I never actually earned my full advance back on the second book. It stopped selling. They sent me the left-over copies. Meanwhile, my wife and I discovered that seniors, after years of writing impersonal essays using text-evidence no longer knew how to write about themselves for their college essays. We did special workshops for them to teach them to make their essays… visual and vivid. To help them find their voices again.
Are my books dated after all these years? Only if you think the nature of writing has actually changed.
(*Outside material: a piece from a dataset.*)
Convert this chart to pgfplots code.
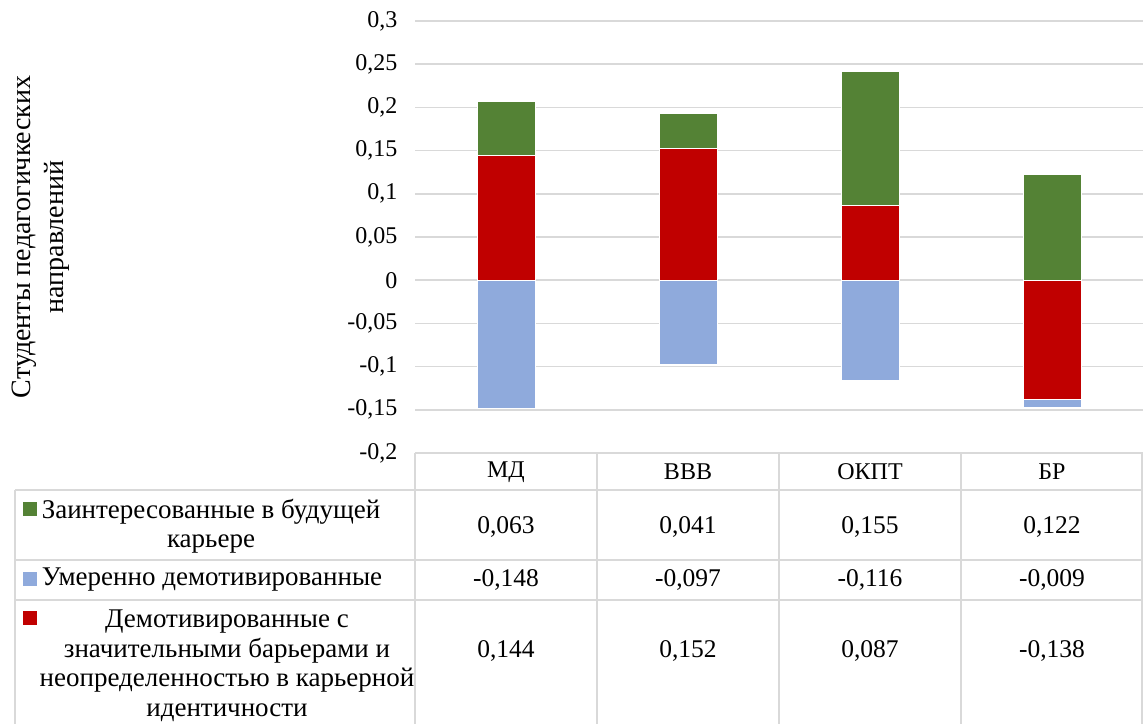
\documentclass[border=0pt]{standalone}
\usepackage{fontspec}
\setmainfont{Liberation Serif}
\usepackage{pgfplots}
\usepackage{pgfplotstable}
\pgfplotsset{compat=1.18}

\definecolor{zgreen}{HTML}{548235}
\definecolor{zblue}{HTML}{8FAADC}
\definecolor{zred}{HTML}{C00000}
\definecolor{zgrid}{HTML}{D9D9D9}

% green = Заинтересованные, blue = Умеренно, red = Демотивированные с барьерами
\pgfplotstableread{
x cat  green  blue   red
0 МД   0.063 -0.148  0.144
1 ВВВ  0.041 -0.097  0.152
2 ОКПТ 0.155 -0.116  0.087
3 БР   0.122 -0.009 -0.138
}\data

\begin{document}
\begin{tikzpicture}[x=1pt, y=1pt, font=\fontsize{24}{29}\selectfont]
\useasboundingbox (0,0) rectangle (1143,724);
\tikzset{bar/.style={ybar, bar width=58pt, bar shift=0pt, draw=white, line width=0.8pt}}
\begin{axis}[
  at={(415pt,271pt)}, anchor=south west,
  width=728pt, height=432pt, scale only axis,
  xmin=-0.5, xmax=3.5, ymin=-0.2, ymax=0.3,
  xtick={0,1,2,3},
  xticklabels from table={\data}{cat},
  xticklabel style={anchor=center, yshift=-19pt},
  ytick={-0.2,-0.15,-0.1,-0.05,0,0.05,0.1,0.15,0.2,0.25,0.3},
  yticklabel style={xshift=-14pt, /pgf/number format/.cd, fixed, precision=2, use comma, assume math mode=true},
  ymajorgrids,
  major grid style={draw=zgrid, line width=1.5pt},
  axis line style={draw=none},
  major tick length=0pt,
]
% positive stack: red at base, green on top
\addplot[bar, fill=zgreen] table[x=x, y expr={max(\thisrow{red},0)+\thisrow{green}}]{\data};
% negative stack: red at base (БР), blue below
\addplot[bar, fill=zblue] table[x=x, y expr={min(\thisrow{red},0)+\thisrow{blue}}]{\data};
\addplot[bar, fill=zred] table[x=x, y=red]{\data};
\end{axis}

% y axis title
\node[rotate=90, align=center, font=\fontsize{28}{33}\selectfont] at (41,487) {Студенты педагогичкеских\\направлений};

% data table
\begin{scope}[draw=zgrid, line width=1.5pt]
  \draw (415,271) -- (1143,271);
  \draw (15,234) -- (1143,234);
  \draw (15,164) -- (1143,164);
  \draw (15,124) -- (1143,124);
  \draw (15,234) -- (15,0);
  \foreach \xx in {415,597,779,961,1142} \draw (\xx,271) -- (\xx,0);
\end{scope}

\fill[zgreen] (23,208) rectangle (37,222);
\fill[zblue] (23,138) rectangle (37,152);
\fill[zred] (23,99) rectangle (37,113);

\begin{scope}[every node/.style={font=\fontsize{27}{29.5}\selectfont}]
\node[align=center] at (211,198) {Заинтересованные в будущей\\карьере};
\node at (212,144) {Умеренно демотивированные};
\node[align=center] at (227,58) {Демотивированные с\\значительными барьерами и\\неопределенностью в карьерной\\идентичности};
\end{scope}

\foreach \i in {0,1,2,3} {
  \pgfmathsetmacro\cx{415+182*(\i+0.5)}
  \pgfplotstablegetelem{\i}{green}\of\data \let\vg\pgfplotsretval
  \pgfplotstablegetelem{\i}{blue}\of\data \let\vb\pgfplotsretval
  \pgfplotstablegetelem{\i}{red}\of\data \let\vr\pgfplotsretval
  \begin{scope}[every node/.style={font=\fontsize{25.5}{29}\selectfont}]
  \node at (\cx,197) {\pgfmathprintnumber[fixed, fixed zerofill, precision=3, use comma, assume math mode=true]{\vg}};
  \node at (\cx,144) {\pgfmathprintnumber[fixed, fixed zerofill, precision=3, use comma, assume math mode=true]{\vb}};
  \node at (\cx,73) {\pgfmathprintnumber[fixed, fixed zerofill, precision=3, use comma, assume math mode=true]{\vr}};
  \end{scope}
}
\end{tikzpicture}
\end{document}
It turns out now that the kind of writing we’ve been asking kids to do since 2010 or so is actually the perfect kind of writing to ask an A.I. to do! It’s impersonal, requires citation, and is rated for correctness and use of text-evidence. Actually, this kind of writing is now rated by A.I.s some of the time.
But I don’t think the nature of writing has actually changed, because I don’t think using an A.I. is actually writing. (More on that later, but check out John Warner’s Excellent book about the subject, More Than Words: How to Think About Writing in an Age of A.I., or my blog post about it here.)
Writing for yourself – including having something to say, choosing your own topics, coming up with your reasons and details, and refining the writing through revision – it still one of the best ways to develop your mind, your thinking, and even your sense of yourself.
My school district and school were just both received A-ratings from the state of Florida. But writing does not count toward those grades, so it is now only mentioned in passing on our English curriculum maps. One practice for the state test per quarter. That’s it.
I have watched writing go from a valued skill that helps students develop as human beings and citizens to being a thing to standardize and rate on a rubric to being something that doesn’t really matter to the system. We don’t need their beautiful words.
It still matters in my classroom. Every. Single. Day. And not just in my Creative Writing class.
And if writing still matters to you, check out my books. They are still available at other outlets, usually used, so I won’t actually see any royalties. But that’s not the point. Writing matters. That’s the point.